__PROVIDED INFORMATION__.

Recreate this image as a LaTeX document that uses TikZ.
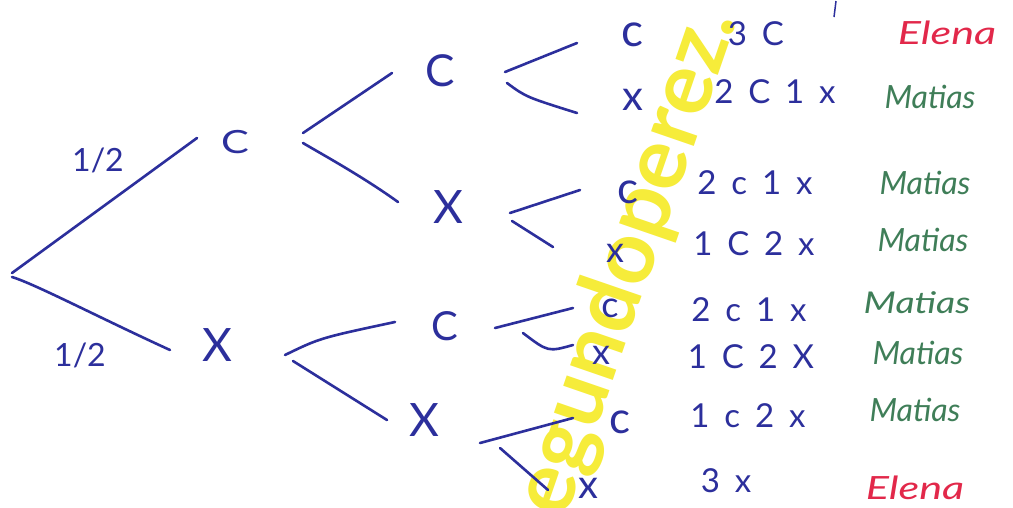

* * *

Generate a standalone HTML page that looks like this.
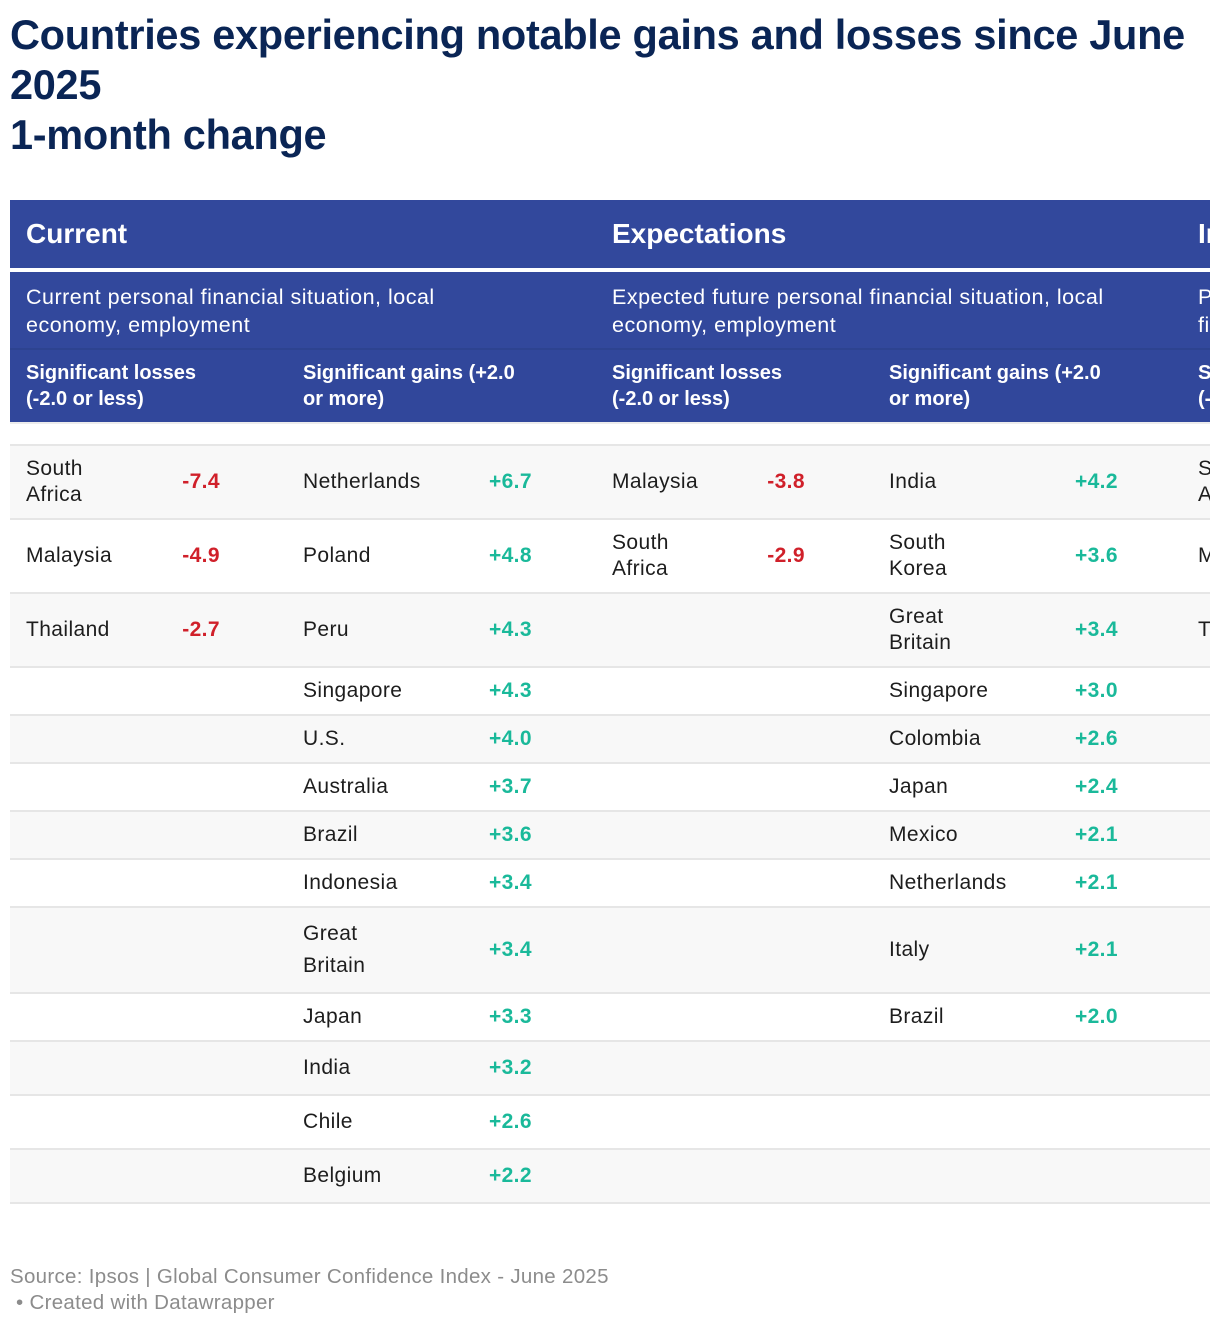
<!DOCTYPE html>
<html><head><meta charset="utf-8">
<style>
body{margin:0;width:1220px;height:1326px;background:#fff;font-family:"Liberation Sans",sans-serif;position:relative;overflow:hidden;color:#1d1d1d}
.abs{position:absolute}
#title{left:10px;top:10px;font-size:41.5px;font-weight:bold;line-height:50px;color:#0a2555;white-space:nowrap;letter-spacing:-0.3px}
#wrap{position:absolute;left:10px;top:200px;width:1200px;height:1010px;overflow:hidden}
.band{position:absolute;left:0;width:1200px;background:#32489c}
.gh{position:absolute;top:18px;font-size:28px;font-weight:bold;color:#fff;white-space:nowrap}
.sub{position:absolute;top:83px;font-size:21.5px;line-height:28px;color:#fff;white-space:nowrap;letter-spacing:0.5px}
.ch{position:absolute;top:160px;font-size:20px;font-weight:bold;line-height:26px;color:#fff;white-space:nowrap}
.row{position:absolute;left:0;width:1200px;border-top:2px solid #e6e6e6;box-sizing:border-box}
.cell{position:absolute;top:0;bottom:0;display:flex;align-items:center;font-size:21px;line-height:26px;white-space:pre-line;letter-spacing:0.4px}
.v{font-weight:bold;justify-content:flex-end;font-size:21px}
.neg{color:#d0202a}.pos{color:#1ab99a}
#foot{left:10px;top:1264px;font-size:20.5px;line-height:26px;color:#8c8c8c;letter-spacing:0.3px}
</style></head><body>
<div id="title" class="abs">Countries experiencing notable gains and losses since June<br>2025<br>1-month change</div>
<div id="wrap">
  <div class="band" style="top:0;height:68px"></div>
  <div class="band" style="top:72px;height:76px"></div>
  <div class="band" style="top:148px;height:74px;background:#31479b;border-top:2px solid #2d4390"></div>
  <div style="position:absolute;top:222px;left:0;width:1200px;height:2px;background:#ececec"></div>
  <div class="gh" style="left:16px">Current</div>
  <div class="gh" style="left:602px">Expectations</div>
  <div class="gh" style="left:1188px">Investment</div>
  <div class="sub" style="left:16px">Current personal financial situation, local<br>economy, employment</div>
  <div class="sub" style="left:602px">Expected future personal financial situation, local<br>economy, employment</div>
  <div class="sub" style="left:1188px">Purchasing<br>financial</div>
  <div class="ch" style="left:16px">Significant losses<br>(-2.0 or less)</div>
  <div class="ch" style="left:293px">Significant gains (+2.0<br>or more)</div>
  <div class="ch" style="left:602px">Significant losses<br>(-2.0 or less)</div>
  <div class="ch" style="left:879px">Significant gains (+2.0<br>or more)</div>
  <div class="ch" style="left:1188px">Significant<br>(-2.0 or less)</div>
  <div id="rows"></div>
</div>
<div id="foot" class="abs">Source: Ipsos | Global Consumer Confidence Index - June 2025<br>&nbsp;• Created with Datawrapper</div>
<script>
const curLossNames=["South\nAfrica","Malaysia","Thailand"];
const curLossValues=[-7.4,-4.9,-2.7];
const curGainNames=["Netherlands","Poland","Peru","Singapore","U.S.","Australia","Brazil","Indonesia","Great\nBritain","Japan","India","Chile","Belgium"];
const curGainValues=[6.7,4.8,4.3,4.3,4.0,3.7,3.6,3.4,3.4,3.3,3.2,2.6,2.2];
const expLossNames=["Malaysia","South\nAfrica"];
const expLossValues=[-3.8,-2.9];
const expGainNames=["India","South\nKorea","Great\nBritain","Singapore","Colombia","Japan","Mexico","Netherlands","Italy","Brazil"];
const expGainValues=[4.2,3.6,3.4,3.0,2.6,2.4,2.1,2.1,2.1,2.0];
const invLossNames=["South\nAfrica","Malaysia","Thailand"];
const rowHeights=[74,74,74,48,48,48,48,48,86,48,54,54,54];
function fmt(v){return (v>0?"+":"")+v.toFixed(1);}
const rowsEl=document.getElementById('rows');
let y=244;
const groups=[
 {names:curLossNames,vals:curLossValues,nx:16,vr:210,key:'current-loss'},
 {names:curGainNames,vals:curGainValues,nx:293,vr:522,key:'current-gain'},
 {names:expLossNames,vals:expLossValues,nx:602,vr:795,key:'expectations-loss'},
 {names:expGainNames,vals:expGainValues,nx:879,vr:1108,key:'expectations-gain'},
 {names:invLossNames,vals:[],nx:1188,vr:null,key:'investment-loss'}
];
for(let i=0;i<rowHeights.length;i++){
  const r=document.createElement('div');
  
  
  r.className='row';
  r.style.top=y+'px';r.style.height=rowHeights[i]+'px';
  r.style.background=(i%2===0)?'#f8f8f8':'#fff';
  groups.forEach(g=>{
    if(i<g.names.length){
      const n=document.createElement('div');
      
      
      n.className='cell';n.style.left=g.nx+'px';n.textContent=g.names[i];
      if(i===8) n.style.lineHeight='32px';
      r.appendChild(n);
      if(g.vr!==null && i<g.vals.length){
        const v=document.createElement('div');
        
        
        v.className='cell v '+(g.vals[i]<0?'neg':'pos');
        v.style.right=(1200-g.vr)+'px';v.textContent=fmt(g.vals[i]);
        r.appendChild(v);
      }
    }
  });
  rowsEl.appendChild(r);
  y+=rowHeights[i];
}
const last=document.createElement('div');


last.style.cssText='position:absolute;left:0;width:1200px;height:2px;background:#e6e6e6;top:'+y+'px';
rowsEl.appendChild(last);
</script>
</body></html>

__REQUIREMENTS__. Go through the records and gather the lines that hold "document".

__WRITTEN REPLY__.
Recreate this image as a LaTeX document that uses TikZ.
const rowsEl=document.getElementById('rows');
  const r=document.createElement('div');
      const n=document.createElement('div');
        const v=document.createElement('div');
const last=document.createElement('div');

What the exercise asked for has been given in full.